Davy Crockett’s Running Frontier

I like to Run Insanely Long & Crazy Distances                                                                                                             Pony Express Trail 100
                                                                                                                                                                            www.ponyexpress100.org

May 2, 2004

On Saturday morning I did a unique 34-miler, a giant loop around Lake Mountain.  Brady Wycherly started out with me at 3 a.m. and together we made it as far south as Pelican Point.  We then parted as Brady needed to be home by 7 a.m.   I continued south, went over a small pass then had a great view of Mount Nebo and Elberta in the distance.  One odd thing was passing a pack of wild dogs, high up on the mountain, barking at me as I traveled.

As the sun started to rise, I continued south and tried a couple times to find a short-cut over foot-hills so avoid traveling so far south.  The short-cuts didn’t help, ended up delaying and saving only a couple miles.  At about 9 a.m., I finally rounded the southern point and had a full view of Cedar Valley.

I discovered that there was no north-south dirt road in the foothills like there was on the lake side, so I traveled north, cutting across fields in the foothills, which made a very enjoyable hike.  There was plenty of wildlife to be seen:  deer bounding across fields and jack rabbits trying to avoid me.  I plowed ahead, steering toward the Eagle Mountain town center, miles to the north.  I passed to the east of the town, ran out of water, but pressed on, finally turning to the east to complete my huge loop and ending up at home at 1:30 p.m.   Quite a workout.

April 10-11, 2004

This weekend I did a solo 48-mile hike/run through Canyonlands National Park (Needles District).   I had never been there before and it was spectacular.  Attached is a map of my wanders.  I think I received my money’s worth from the $10 entrance fee and $15 backcountry pass.

On Friday, I hit the trail at 2 p.m. and made my way to Druid Arch – a large double arch.   There were plenty of day-hikers on the trail.  The weather was fantastic. I then made my way to the Joint Trail, a highlight of the hike.  This is a long, straight fissure between huge blocks, kind of like a shoulder-wide slot canyon. Very cool.  I took a wrong turn coming out of the joint trail, and decided to hike up a trail on the topo map (but not on the park map) leading me toward a spectacular place called Virginia Park. Virginia Park was closed for scientific research. I camped for the night in a beautiful canyon below the park after trekking 15.4 miles for the day.
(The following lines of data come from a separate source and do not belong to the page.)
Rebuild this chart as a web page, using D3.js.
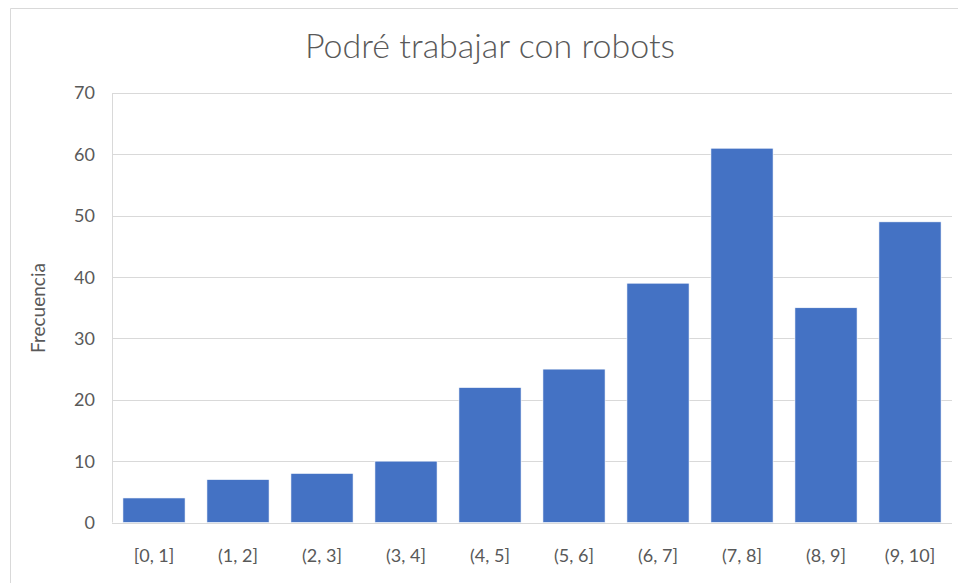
<!DOCTYPE html>
<html>
<head>
<meta charset="utf-8">
<script src="https://cdn.jsdelivr.net/npm/d3@7"></script>
<style>
  body { margin: 0; background: #fff; }
  svg { display: block; font-family: Lato, "Open Sans", sans-serif; }
</style>
</head>
<body>
<div id="chart"></div>
<script>
// chart data
const categories = ['[0, 1]', '(1, 2]', '(2, 3]', '(3, 4]', '(4, 5]', '(5, 6]', '(6, 7]', '(7, 8]', '(8, 9]', '(9, 10]'];
const frecuencias = [4, 7, 8, 10, 22, 25, 39, 61, 35, 49];
const yTicks = [0, 10, 20, 30, 40, 50, 60, 70];

const width = 958, height = 583;
const margin = { top: 93, right: 6, bottom: 60, left: 112 };

const svg = d3.select('#chart').append('svg')
  .attr('width', width)
  .attr('height', height);

// chart frame (only top and left edges are visible)
svg.append('path')
  .attr('d', `M10.5,${height} V8.5 H${width}`)
  .attr('fill', 'none')
  .attr('stroke', '#d9d9d9');

const x = d3.scaleBand()
  .domain(categories)
  .range([margin.left, width - margin.right])
  .paddingInner(0.26)
  .paddingOuter(0.13);

const y = d3.scaleLinear()
  .domain([0, 70])
  .range([height - margin.bottom - 0.5, margin.top]);

// gridlines
svg.append('g')
  .selectAll('line')
  .data(yTicks)
  .enter().append('line')
  .attr('x1', margin.left)
  .attr('x2', width - margin.right)
  .attr('y1', d => Math.round(y(d)) + 0.5)
  .attr('y2', d => Math.round(y(d)) + 0.5)
  .attr('stroke', '#d9d9d9')
  .attr('stroke-width', 1);

// left axis line
svg.append('line')
  .attr('x1', margin.left + 0.5)
  .attr('x2', margin.left + 0.5)
  .attr('y1', y(70))
  .attr('y2', y(0))
  .attr('stroke', '#d9d9d9');

// bars
svg.append('g')
  .selectAll('rect')
  .data(frecuencias)
  .enter().append('rect')
  .attr('x', (d, i) => x(categories[i]))
  .attr('y', d => y(d))
  .attr('width', x.bandwidth())
  .attr('height', d => y(0) - y(d))
  .attr('fill', '#4472c4')
  .attr('stroke', '#ffffff')
  .attr('stroke-width', 0.6);

// y tick labels
svg.append('g')
  .selectAll('text')
  .data(yTicks)
  .enter().append('text')
  .attr('x', 95)
  .attr('y', d => y(d))
  .attr('dy', '0.36em')
  .attr('text-anchor', 'end')
  .attr('fill', '#595959')
  .style('font-size', '18px')
  .text(d => d);

// x tick labels
svg.append('g')
  .selectAll('text')
  .data(categories)
  .enter().append('text')
  .attr('x', d => x(d) + x.bandwidth() / 2)
  .attr('y', 562)
  .attr('text-anchor', 'middle')
  .attr('fill', '#595959')
  .style('font-size', '18px')
  .text(d => d);

// y axis title
svg.append('text')
  .attr('transform', 'translate(45,308) rotate(-90)')
  .attr('text-anchor', 'middle')
  .attr('fill', '#595959')
  .style('font-size', '19px')
  .text('Frecuencia');

// chart title
svg.append('text')
  .attr('x', 490)
  .attr('y', 58)
  .attr('text-anchor', 'middle')
  .attr('fill', '#595959')
  .style('font-size', '34px')
  .style('font-weight', 300)
  .text('Podré trabajar con robots');
</script>
</body>
</html>
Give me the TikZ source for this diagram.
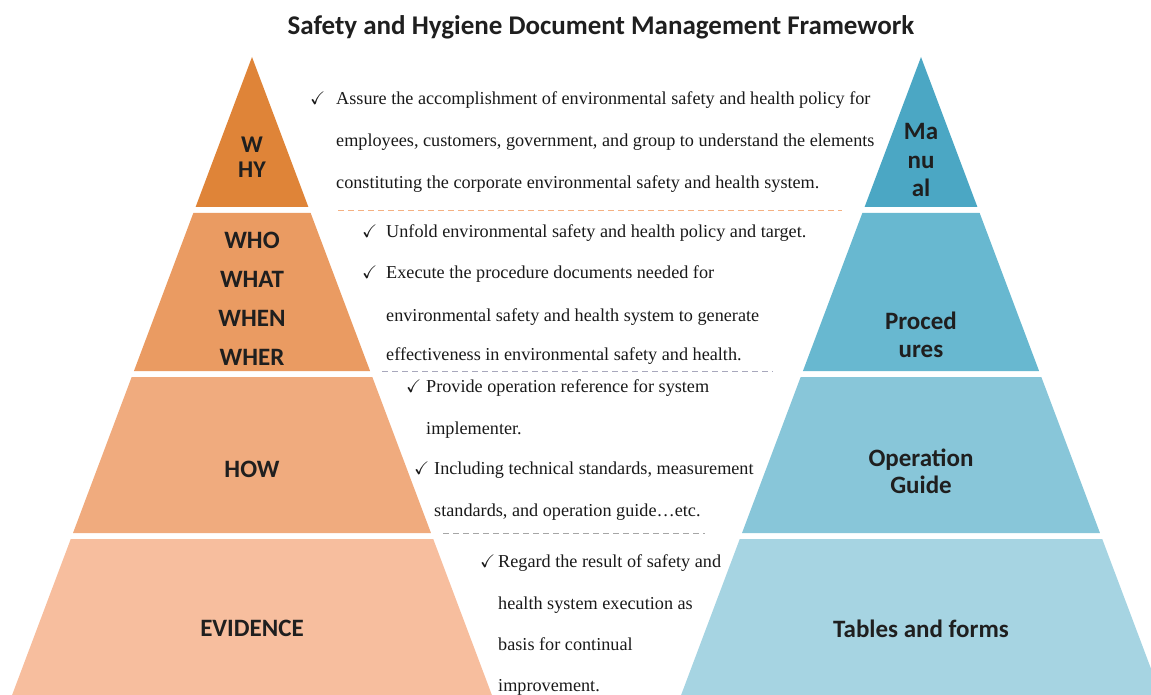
\documentclass[tikz,border=0pt]{standalone}
\usepackage{fontspec}
\usepackage{amssymb}
\setmainfont{Liberation Serif}
\newfontfamily\lblfont{Carlito}
\definecolor{orA}{HTML}{DF8438}
\definecolor{orB}{HTML}{EA9B62}
\definecolor{orC}{HTML}{F0AB7E}
\definecolor{orD}{HTML}{F7BE9E}
\definecolor{blA}{HTML}{4BA7C4}
\definecolor{blB}{HTML}{68B8D0}
\definecolor{blC}{HTML}{88C6D9}
\definecolor{blD}{HTML}{A6D4E2}
\definecolor{sepA}{HTML}{F4B183}
\definecolor{sepB}{HTML}{A8A8BC}
\definecolor{sepC}{HTML}{A6A6A6}
\newcommand{\ck}{$\checkmark$}

\begin{document}
\begin{tikzpicture}[x=1pt,y=-1pt]
\tikzset{lbl/.style={font=\lblfont\bfseries\fontsize{25}{29}\selectfont,text=black!88,align=center,inner sep=0pt},
  txt/.style={font=\fontsize{18.2}{21}\selectfont,anchor=base west,inner sep=0pt,text=black!90},
  sep/.style={dash pattern=on 6pt off 4pt,line width=0.8pt}}
\useasboundingbox (0,0) rectangle (1151,695);
\clip (0,0) rectangle (1151,695);

% pyramids
\fill[orA] (252,57) -- (308.4,207) -- (195.6,207) -- cycle;
\fill[blA] (921,57) -- (977.4,207) -- (864.6,207) -- cycle;
\foreach \t/\b/\cl/\cr in {213/371/orB/blB,377/533/orC/blC,539/720/orD/blD}{
  \fill[\cl] ({252-0.376*(\t-57)},\t) -- ({252+0.376*(\t-57)},\t) -- ({252+0.376*(\b-57)},\b) -- ({252-0.376*(\b-57)},\b) -- cycle;
  \fill[\cr] ({921-0.376*(\t-57)},\t) -- ({921+0.376*(\t-57)},\t) -- ({921+0.376*(\b-57)},\b) -- ({921-0.376*(\b-57)},\b) -- cycle;
}

\node[lbl,font=\lblfont\bfseries\fontsize{27}{30}\selectfont] (title) at (601,27) {Safety and Hygiene Document Management Framework};

% left labels
\node[lbl,font=\lblfont\bfseries\fontsize{24}{25}\selectfont] (why) at (252,157) {W\\HY};
\node[lbl,font=\lblfont\bfseries\fontsize{25}{39}\selectfont] (who) at (252,299) {WHO\\WHAT\\WHEN\\WHER};
\node[lbl] (how) at (252,469) {HOW};
\node[lbl] (evid) at (252,628) {EVIDENCE};

% right labels
\node[lbl,font=\lblfont\bfseries\fontsize{25}{28.5}\selectfont] (manual) at (921,160) {Ma\\nu\\al};
\node[lbl,font=\lblfont\bfseries\fontsize{25}{28}\selectfont] (proc) at (921,335) {Proced\\ures};
\node[lbl,font=\lblfont\bfseries\fontsize{25}{27}\selectfont] (opguide) at (921,471) {Operation\\Guide};
\node[lbl] (tables) at (921,629) {Tables and forms};

% text blocks
\node[txt] (c1) at (310,105) {\ck};
\node[txt] (a1) at (336,105) {Assure the accomplishment of environmental safety and health policy for};
\node[txt] (a2) at (336,147) {employees, customers, government, and group to understand the elements};
\node[txt] (a3) at (336,189) {constituting the corporate environmental safety and health system.};
\draw[sep,sepA] (338,210) -- (842,210);

\node[txt] (c2) at (362,237) {\ck};
\node[txt] (b1) at (386,237) {Unfold environmental safety and health policy and target.};
\node[txt] (c3) at (362,278) {\ck};
\node[txt] (b2) at (386,278) {Execute the procedure documents needed for};
\node[txt] (b3) at (386,321) {environmental safety and health system to generate};
\node[txt] (b4) at (386,360) {effectiveness in environmental safety and health.};
\draw[sep,sepB] (382,371) -- (773,371);

\node[txt] (c4) at (406,392) {\ck};
\node[txt] (d1) at (426,392) {Provide operation reference for system};
\node[txt] (d2) at (426,434) {implementer.};
\node[txt] (c5) at (414,474) {\ck};
\node[txt] (d3) at (434,474) {Including technical standards, measurement};
\node[txt] (d4) at (434,516) {standards, and operation guide\ldots etc.};
\draw[sep,sepC] (443,533) -- (705,533);

\node[txt] (c6) at (480,567) {\ck};
\node[txt] (e1) at (498,567) {Regard the result of safety and};
\node[txt] (e2) at (498,609) {health system execution as};
\node[txt] (e3) at (498,650) {basis for continual};
\node[txt] (e4) at (498,691) {improvement.};
\end{tikzpicture}
\end{document}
On Saturday, I arose early and hit the trail at 4:30 a.m.  It was very peaceful running down a washes by the light of the moon. My goal that morning was to reach the Colorado River.  I arrived around 9 a.m.  The lush green near the river was a stark contrast to the desolate landscape I passed through on my way down.  Across the river I could see a group of canoers camped, rising for the day.  After soaking tired feet in the cold river, and eating breakfast, I was on my way again, first climbing 1,000 feet out of the river canyon.

I ran into my first humans for the day at the Confluence Overlook (where the Green River meets the Colorado River). They were mountain bikers. Passing through Devils Kitchen was cool. There is a camp for jeeps, using caves and overhangs in the wild formations of red rocks. The rest of the hike was spent going up and down through the wild canyons and hiking on
tops of slickrock ridges.  Day-hikers greeted me, thinking I was coming back from casual stroll.  I finished the hike at 6 p.m. and later discovered that I traveled 32.6 miles during the day, a record for me in one day.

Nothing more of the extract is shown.